The reason for this is that we have more instructions doing the useful stuff (e.g. loading memory vmovss, addition vaddss, and computing minimums vminss) than loop related instructions such as comparisons and jumps. Compare this to the gcc single element loop of v0.

iter all the things

If we succeeded in eliminating k from the innermost loop by using iterators, can we remove all loop variables with iterators? We are using chunks_mut to divide r into rows of length n, so why not do something similar with d and t but with immutable chunks instead?

Our function computes n results for a row i in d into row i in r. We can make i redundant by chunking d into rows at the same time as r, zip the row iterators into pairs and apply step_row in parallel on all (r_row, d_row) pairs. Inside step_row, we loop over all columns j of d, i.e. all rows j of t. If we chunk up t into n rows of length n inside step_row, we can zip up that iterator with row i of r and we have made index j redundant.

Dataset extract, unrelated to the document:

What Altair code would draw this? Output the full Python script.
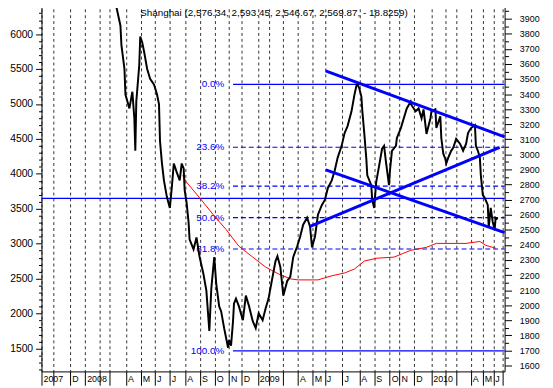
import altair as alt
import pandas as pd

# ---------------- data ----------------
# x is a trading-day index (0 = left edge of the plot, ~Oct 2007)
price_day = [102.2, 105.0, 112.0, 113.4, 117.7, 119.1, 124.7, 128.9, 131.7, 133.1, 134.5, 138.7, 140.1, 142.9,
             145.7, 149.9, 154.1, 159.7, 163.9, 166.7, 168.1, 170.9, 173.7, 177.9, 182.1, 184.9, 187.7, 191.9,
             196.1, 198.9, 201.7, 203.1, 205.9, 208.7, 210.1, 215.7, 219.9, 224.1, 229.7, 233.9, 238.1, 240.9,
             245.1, 247.9, 252.1, 254.9, 259.1, 261.9, 264.7, 266.1, 268.9, 271.7, 273.1, 275.9, 280.1, 285.7,
             289.9, 294.1, 299.7, 303.9, 308.1, 313.7, 317.9, 322.1, 327.8, 332.0, 334.7, 338.9, 343.1, 348.7,
             352.9, 357.1, 362.8, 367.0, 371.2, 376.8, 381.0, 383.8, 388.0, 392.2, 397.8, 402.0, 406.2, 411.8,
             416.0, 420.2, 425.8, 430.0, 434.2, 439.8, 444.0, 446.8, 448.2, 451.0, 453.8, 455.2, 458.0, 460.8,
             462.2, 467.8, 469.2, 472.0, 474.8, 479.0, 483.2, 486.0, 488.8, 493.0, 494.4, 497.2, 502.8, 504.2,
             509.8, 514.0, 518.2, 523.8, 525.2, 530.8, 535.0, 539.2, 542.0, 546.2, 551.8, 553.2, 558.8, 560.2,
             565.8, 567.2, 570.0, 572.8, 574.2, 577.1, 581.2, 584.1, 588.3, 593.9, 598.1, 602.3, 605.1, 609.3,
             614.9, 616.3, 619.1, 621.9, 623.3, 626.1, 628.9, 633.1, 634.5, 637.3, 640.1, 642.9, 644.3, 647.1]
price_val = [4103, 4005, 3854, 3724, 3567, 3397, 3305, 3416, 3240, 3024, 3351, 3593, 3782, 3743,
             3678, 3567, 3501, 3462, 3397, 3332, 3090, 2940, 2828, 2717, 2645, 2783, 2940, 2881,
             2828, 2940, 2907, 2763, 2678, 2547, 2436, 2371, 2449, 2325, 2208, 2097, 1829, 2110,
             2319, 2142, 1992, 1959, 1848, 1783, 1718, 1770, 1731, 1894, 2012, 2044, 1992, 1901,
             2064, 1999, 1894, 1848, 1946, 1901, 1979, 2044, 2188, 2293, 2325, 2253, 2064, 2162,
             2188, 2319, 2391, 2456, 2534, 2580, 2521, 2384, 2456, 2600, 2665, 2698, 2776, 2828,
             2894, 2979, 3057, 3142, 3188, 3286, 3397, 3456, 3469, 3436, 3384, 3286, 3136, 2972,
             2861, 2796, 2698, 2645, 2815, 2926, 3038, 3057, 2946, 2796, 2894, 3024, 3057, 3109,
             3175, 3240, 3305, 3351, 3325, 3286, 3305, 3240, 3299, 3136, 3240, 3286, 3299, 3175,
             3253, 3109, 3005, 2972, 2940, 2979, 3024, 3044, 3103, 3070, 3024, 3070, 3142, 3175,
             3194, 3057, 3024, 2979, 2861, 2730, 2711, 2665, 2515, 2645, 2554, 2502, 2580, 2570]

ma_day = [200.3, 205.9, 226.9, 243.7, 261.9, 280.1, 299.7, 317.9, 336.1, 352.9, 364.2, 392.2, 402.0,
          411.8, 430.0, 444.0, 458.0, 476.2, 500.0, 523.8, 546.2, 560.2, 602.3, 621.9, 630.3, 644.3]
ma_val = [2861, 2815, 2698, 2600, 2502, 2391, 2319, 2253, 2208, 2175, 2168, 2168, 2182,
          2195, 2214, 2240, 2293, 2312, 2319, 2364, 2384, 2410, 2410, 2423, 2397, 2378]

month_day = [0, 17, 41, 62, 83, 97, 120, 141, 161, 182, 204, 225, 246, 266, 284, 307, 323, 343, 364,
             385, 402, 427, 451, 472, 494, 508, 529, 553, 573, 588, 609, 626, 641, 654]
month_label = ['2007', '', 'D', '2008', '', '', 'A', 'M', 'J', 'J', 'A', 'S', 'O', 'N', 'D', '2009', '', '',
               'A', 'M', 'J', 'J', 'A', 'S', 'O', 'N', 'D', '2010', '', '', 'A', 'M', 'J', '']

trend_id = ['upper', 'upper', 'rising', 'rising', 'lower', 'lower']
trend_day = [403, 657, 381, 650, 403.4, 657]
trend_val = [3554, 3116, 2523, 3047, 2897, 2482]

fib_pct = [0.0, 23.6, 38.2, 50.0, 61.8, 100.0]
fib_text = ['0.0%', '23.6%', '38.2%', '50.0%', '61.8%', '100.0%']
fib_high = 3465
fib_low = 1697
fib_start = 271.7
x_end = 657
hline_val = 2708

left_ticks = list(range(1200, 6401, 100))
right_ticks = list(range(1600, 4001, 50))
left_domain = [1171, 6447]
right_domain = [1561, 4005]

title_text = 'Shanghai (2,576.34, 2,593.45, 2,546.67, 2,569.87, - 18.8259)'
title_day = 140
title_val = 3940

BLUE = '#0000ff'
FONT = 'Liberation Sans'

# ---------------- frames ----------------
price_df = pd.DataFrame({'day': price_day, 'v': price_val})
ma_df = pd.DataFrame({'day': ma_day, 'v': ma_val})
trend_df = pd.DataFrame({'id': trend_id, 'day': trend_day, 'v': trend_val})
fib_df = pd.DataFrame({'pct': fib_pct, 'label': fib_text})
fib_df['v'] = fib_high - (fib_high - fib_low) * fib_df['pct'] / 100.0
fib_df['day'] = fib_start
fib_df['day_end'] = x_end
solid_df = fib_df[fib_df['pct'].isin([0.0, 100.0])]
dash_df = fib_df[~fib_df['pct'].isin([0.0, 100.0])]

# ---------------- scales / axes ----------------
label_expr = ("[" + ",".join("'%s'" % l for l in month_label) + "][indexof(["
              + ",".join(str(d) for d in month_day) + "], datum.value)]")
x_scale = alt.Scale(domain=[0, x_end], nice=False, zero=False)
x_axis = alt.Axis(values=month_day, labelExpr=label_expr, grid=True, gridDash=[3, 3],
                  gridColor='#333333', gridWidth=1, tickSize=14, tickColor='black',
                  domainColor='black', labelAlign='left', labelBaseline='top', labelPadding=-11,
                  labelOffset=1.5, labelFontSize=9, labelFont=FONT, labelColor='black',
                  labelOverlap=False, labelFlush=False, title=None)

r_scale = alt.Scale(domain=right_domain, nice=False, zero=False)
r_axis = alt.Axis(orient='right', values=right_ticks,
                  labelExpr="datum.value % 100 === 0 && datum.value <= 3900 ? '' + datum.value : ''",
                  tickSize={"condition": {"test": "datum.value % 100 === 0", "value": 7}, "value": 4},
                  labelPadding=8, labelFontSize=9, labelFont=FONT, labelColor='black',
                  tickColor='black', domainColor='black', grid=False, title=None,
                  labelOverlap=False, labelFlush=False)

l_scale = alt.Scale(domain=left_domain, nice=False, zero=False)
l_axis = alt.Axis(orient='left', values=left_ticks,
                  labelExpr="datum.value % 500 === 0 ? '' + datum.value : ''",
                  tickSize={"condition": {"test": "datum.value % 500 === 0", "value": 6}, "value": 3},
                  labelPadding=3, labelFontSize=10.5, labelFont=FONT, labelColor='black',
                  tickColor='black', domainColor='black', grid=False, title=None,
                  labelOverlap=False, labelFlush=False)


def X(field='day'):
    return alt.X(field + ':Q', scale=x_scale, axis=x_axis)


def Y(field='v'):
    return alt.Y(field + ':Q', scale=r_scale, axis=r_axis)


# ---------------- layers ----------------
left_layer = alt.Chart(pd.DataFrame({'lv': left_domain})).mark_point(opacity=0).encode(
    y=alt.Y('lv:Q', scale=l_scale, axis=l_axis))

hline = alt.Chart(pd.DataFrame({'v': [hline_val]})).mark_rule(color=BLUE, strokeWidth=1.3).encode(y=Y())

fib_solid = alt.Chart(solid_df).mark_rule(color=BLUE, strokeWidth=1.3).encode(
    x=X(), x2='day_end:Q', y=Y())
fib_dash = alt.Chart(dash_df).mark_rule(color=BLUE, strokeWidth=1.1, strokeDash=[5, 3]).encode(
    x=X(), x2='day_end:Q', y=Y())
fib_labels = alt.Chart(fib_df).mark_text(align='right', baseline='middle', dx=-9, color=BLUE,
                                         fontSize=10, font=FONT).encode(x=X(), y=Y(), text='label:N')

ma_line = alt.Chart(ma_df).mark_line(color='#ff0000', strokeWidth=1).encode(x=X(), y=Y())
price_line = alt.Chart(price_df).mark_line(color='black', strokeWidth=2, clip=True).encode(x=X(), y=Y())
trend_lines = alt.Chart(trend_df).mark_line(color=BLUE, strokeWidth=3).encode(
    x=X(), y=Y(), detail='id:N')
title_layer = alt.Chart(pd.DataFrame({'day': [title_day], 'v': [title_val], 't': [title_text]})).mark_text(
    align='left', baseline='middle', fontSize=10, font=FONT, color='black').encode(x=X(), y=Y(), text='t:N')

right_group = alt.layer(hline, fib_solid, fib_dash, fib_labels, ma_line, price_line, trend_lines, title_layer)

chart = alt.layer(left_layer, right_group).resolve_scale(y='independent').properties(
    width=470, height=374,
    autosize=alt.AutoSizeParams(type='none'),
    padding={'left': 34, 'top': -8, 'right': 41, 'bottom': 14},
).configure_view(stroke=None)

chart.save("out.html", embed_options={"renderer": "svg", "actions": False})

Finally, we wrap our if-else minimum into a function and put it into our toolbox:

#[inline(always)]
pub fn min(x: f32, y: f32) -> f32 {
    if x < y { x } else { y }
}

Here's the final version of v1 version of step_row:

    // Function: for some row i in d (d_row) and all rows t (t_rows),
    // compute n results into a row in r (r_row)
    let step_row = |(r_row, d_row): (&mut [f32], &[f32])| {
        let t_rows = t.chunks_exact(n);
        for (res, t_row) in r_row.iter_mut().zip(t_rows) {
            *res = d_row.iter()
                        .zip(t_row)
                        .fold(std::f32::INFINITY, |v, (&x, &y)| min(v, x + y));
        }
    };
    // Partition r and d into slices, each containing a single row of r and d,
    // and apply the function on the row pairs
    r.par_chunks_mut(n)
        .zip(d.par_chunks(n))
        .for_each(step_row);

Compiler output and benchmark results are not changed.

It's nice to see functional code that performs as well as a C++ program. However, as we start pushing the CPU towards its limits, we eventually have to trade away some "functional prettiness" for raw performance, e.g. by loop unrolling and using hard-coded amounts of variables.